Empieza a verse que dar lástima degrada al ser humano que la inspira tanto como hiere al congénere que la experimenta. Sí, salimos lastimados cuando alguien nos da lástima. Hay una justa vergüenza en darla y sentirla. Esta forma de relacionarse con la caída del otro a un estrato inferior nos aleja y nos mueve a rechazarlo. No, dar lástima no es buena idea; clamar por ella, menos.
La lástima suele estar asociada a situaciones que creemos irrecuperables. Da lástima quien está o ha sido abatido, pero más lástima da quien no puede levantarse.

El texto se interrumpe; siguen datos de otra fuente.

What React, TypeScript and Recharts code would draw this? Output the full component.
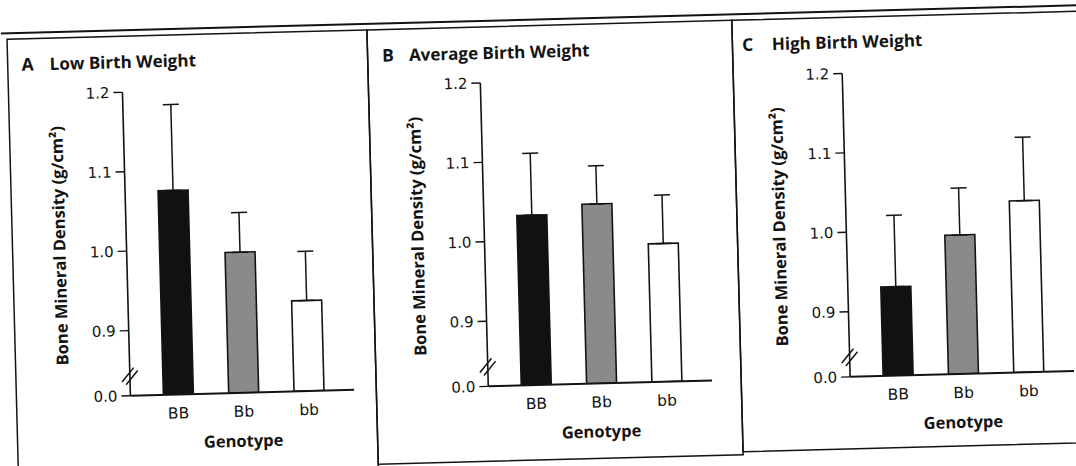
import React from 'react';
import { BarChart, Bar, XAxis, YAxis, ErrorBar, Cell } from 'recharts';

// ---------- data ----------
const genotypes = ['BB', 'Bb', 'bb'];
const lowBirthWeightBMD = [1.075, 0.995, 0.932];
const lowBirthWeightErr = [0.108, 0.05, 0.062];
const averageBirthWeightBMD = [1.032, 1.044, 0.992];
const averageBirthWeightErr = [0.078, 0.048, 0.061];
const highBirthWeightBMD = [0.93, 0.993, 1.034];
const highBirthWeightErr = [0.09, 0.059, 0.08];

// the "0.0" tick sits below an axis break; this is its position on the continuous scale
const axisBreakValue = 0.818;
const yTickValues = [axisBreakValue, 0.9, 1.0, 1.1, 1.2];
const yTickLabels = ['0.0', '0.9', '1.0', '1.1', '1.2'];
const yMax = 1.2;

const panelLetters = ['A', 'B', 'C'];
const panelTitles = ['Low Birth Weight', 'Average Birth Weight', 'High Birth Weight'];
const yAxisTitle = 'Bone Mineral Density (g/cm\u00B2)';
const xAxisTitle = 'Genotype';
const barFills = ['#111111', '#8a8a8a', '#ffffff'];

const panelValues = [lowBirthWeightBMD, averageBirthWeightBMD, highBirthWeightBMD];
const panelErrors = [lowBirthWeightErr, averageBirthWeightErr, highBirthWeightErr];

// ---------- layout ----------
const INK = '#131313';
const PLOT_TOP = 95.5;
const PLOT_BOTTOM = 399;
const PLOT_W = 224;
const YAXIS_W = 100;
const CHART_H = 470;
const TICK_SIZE = 9;
const TICK_MARGIN = 4;
const BORDER_TOP = 39.5;

const panelLayout = [
  { axisX: 119.5, left: 6, right: 366, bottom: 520, letterX: 20, titleX: 48, titleY: 71.3 },
  { axisX: 477.5, left: 366, right: 731, bottom: 474, letterX: 380.4, titleX: 407.4, titleY: 71.8 },
  { axisX: 840, left: 731, right: 1130, bottom: 471, letterX: 740.7, titleX: 770.4, titleY: 70.3 },
];

const tickFont = '"DejaVu Sans", sans-serif';
const titleFont = '"Open Sans", "Noto Sans", sans-serif';

function buildData(values: number[], errs: number[]) {
  return genotypes.map((g, i) => ({ genotype: g, bmd: values[i], err: [0, errs[i]] }));
}

function YTick(props: any) {
  const { x, y, payload } = props;
  const idx = yTickValues.indexOf(payload.value);
  const label = idx >= 0 ? yTickLabels[idx] : '';
  const ax = x + TICK_SIZE + TICK_MARGIN;
  const isBreak = payload.value === axisBreakValue;
  const by = y - 20;
  return (
    <g>
      <text x={x} y={y} dy="0.36em" textAnchor="end" fontFamily={tickFont} fontSize={15} fill={INK}>
        {label}
      </text>
      {isBreak && (
        <g stroke={INK} strokeWidth={1.5}>
          <line x1={ax - 8} y1={by + 6} x2={ax + 4} y2={by - 8} />
          <line x1={ax - 4} y1={by + 9} x2={ax + 8} y2={by - 5} />
        </g>
      )}
    </g>
  );
}

function XTick(props: any) {
  const { x, y, payload } = props;
  return (
    <text x={x} y={y + 24} textAnchor="middle" fontFamily={tickFont} fontSize={15.5} fill={INK}>
      {payload.value}
    </text>
  );
}

function YLabel(props: any) {
  const vb = props.viewBox || { x: 0, y: PLOT_TOP, width: YAXIS_W, height: PLOT_BOTTOM - PLOT_TOP };
  const cx = vb.x + vb.width - 61;
  const cy = vb.y + vb.height / 2;
  return (
    <text
      x={cx}
      y={cy}
      transform={`rotate(-90 ${cx} ${cy})`}
      textAnchor="middle"
      fontFamily={titleFont}
      fontWeight={700}
      fontSize={16.5}
      fill={INK}
    >
      {yAxisTitle}
    </text>
  );
}

function XLabel(props: any) {
  const vb = props.viewBox || { x: YAXIS_W, y: PLOT_BOTTOM, width: PLOT_W, height: CHART_H - PLOT_BOTTOM };
  return (
    <text
      x={vb.x + vb.width / 2}
      y={vb.y + 54}
      textAnchor="middle"
      fontFamily={titleFont}
      fontWeight={700}
      fontSize={16.5}
      fill={INK}
    >
      {xAxisTitle}
    </text>
  );
}

function Panel({ index }: { index: number }) {
  const data = buildData(panelValues[index], panelErrors[index]);
  const lay = panelLayout[index];
  return (
    <div style={{ position: 'absolute', left: lay.axisX - YAXIS_W, top: 0 }}>
      <BarChart
        width={YAXIS_W + PLOT_W}
        height={CHART_H}
        data={data}
        margin={{ top: PLOT_TOP, right: 0, bottom: 0, left: 0 }}
        barSize={30}
      >
        <XAxis
          dataKey="genotype"
          type="category"
          height={CHART_H - PLOT_BOTTOM}
          padding={{ left: 15, right: 13 }}
          tickSize={0}
          tickMargin={0}
          tickLine={false}
          axisLine={{ stroke: INK, strokeWidth: 2 }}
          tick={XTick}
          interval={0}
          label={{ content: XLabel }}
        />
        <YAxis
          type="number"
          domain={[axisBreakValue, yMax]}
          ticks={yTickValues}
          allowDataOverflow
          width={YAXIS_W}
          tickSize={TICK_SIZE}
          tickMargin={TICK_MARGIN}
          axisLine={{ stroke: INK, strokeWidth: 1.6 }}
          tickLine={{ stroke: INK, strokeWidth: 1.4 }}
          tick={YTick}
          interval={0}
          label={{ content: YLabel }}
        />
        <Bar dataKey="bmd" isAnimationActive={false} stroke={INK} strokeWidth={1.6}>
          {data.map((d, i) => (
            <Cell key={d.genotype} fill={barFills[i]} />
          ))}
          <ErrorBar dataKey="err" width={8} stroke={INK} strokeWidth={1.5} direction="y" isAnimationActive={false} />
        </Bar>
      </BarChart>
    </div>
  );
}

export default function App() {
  return (
    <div
      style={{
        position: 'absolute',
        left: 0,
        top: 0,
        width: 1076,
        height: 466,
        overflow: 'hidden',
        background: '#ffffff',
      }}
    >
      <div
        style={{
          position: 'absolute',
          left: 0,
          top: 0,
          width: 1130,
          height: 530,
          transform: 'rotate(-1.5deg)',
          transformOrigin: '0 0',
        }}
      >
        <svg width={1130} height={530} style={{ position: 'absolute', left: 0, top: 0 }}>
          <line x1={-20} y1={33.5} x2={1130} y2={33.5} stroke={INK} strokeWidth={2} />
          {panelLayout.map((p, i) => (
            <g key={i}>
              <rect
                x={p.left}
                y={BORDER_TOP}
                width={p.right - p.left}
                height={p.bottom - BORDER_TOP}
                fill="none"
                stroke={INK}
                strokeWidth={1.5}
              />
              <text x={p.letterX} y={p.titleY} fontFamily={titleFont} fontWeight={700} fontSize={17.5} fill={INK}>
                {panelLetters[i]}
              </text>
              <text x={p.titleX} y={p.titleY} fontFamily={titleFont} fontWeight={700} fontSize={17} fill={INK}>
                {panelTitles[i]}
              </text>
            </g>
          ))}
        </svg>
        {panelLayout.map((p, i) => (
          <Panel key={i} index={i} />
        ))}
      </div>
    </div>
  );
}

Como fueron abatidos quienes no entendieron que las opciones electorales se agotaron en 2018, cuando los únicos partidos medularmente democráticos que quedaban decidieron, para nuestra tristeza, hacer una huelga de la que difícilmente haya retorno.
Como no podrán levantarse quienes alardean de demócratas en dictadura sin entender que, sin esa representación, no tiene sentido acudir a votación alguna ni que aparezcan, por arte de birlibirloque, 89 remedos de partidos políticos para hacer creer (a extraños, ¡a venezolanos nunca!) que hay pluralidad democrática. De eso no hay quien se pueda levantar.
Mucho menos cuando ya no pueden presumir de mantener la curva plana y no podemos confiar en que eso cambiará antes del 6 de diciembre, cuando sólo quienes ambicionan una curul y sus adláteres, se arriesguen a contagiarse en una cola para convalidar otra farsa. Nadie más irá.
Estos dan lástima como la dan los animales rumbo al matadero. Una lástima de la que debemos quejarnos a todo pulmón porque, como ya quedó explicado, no se dañan ellos nada más sino que en el proceso nos lastiman.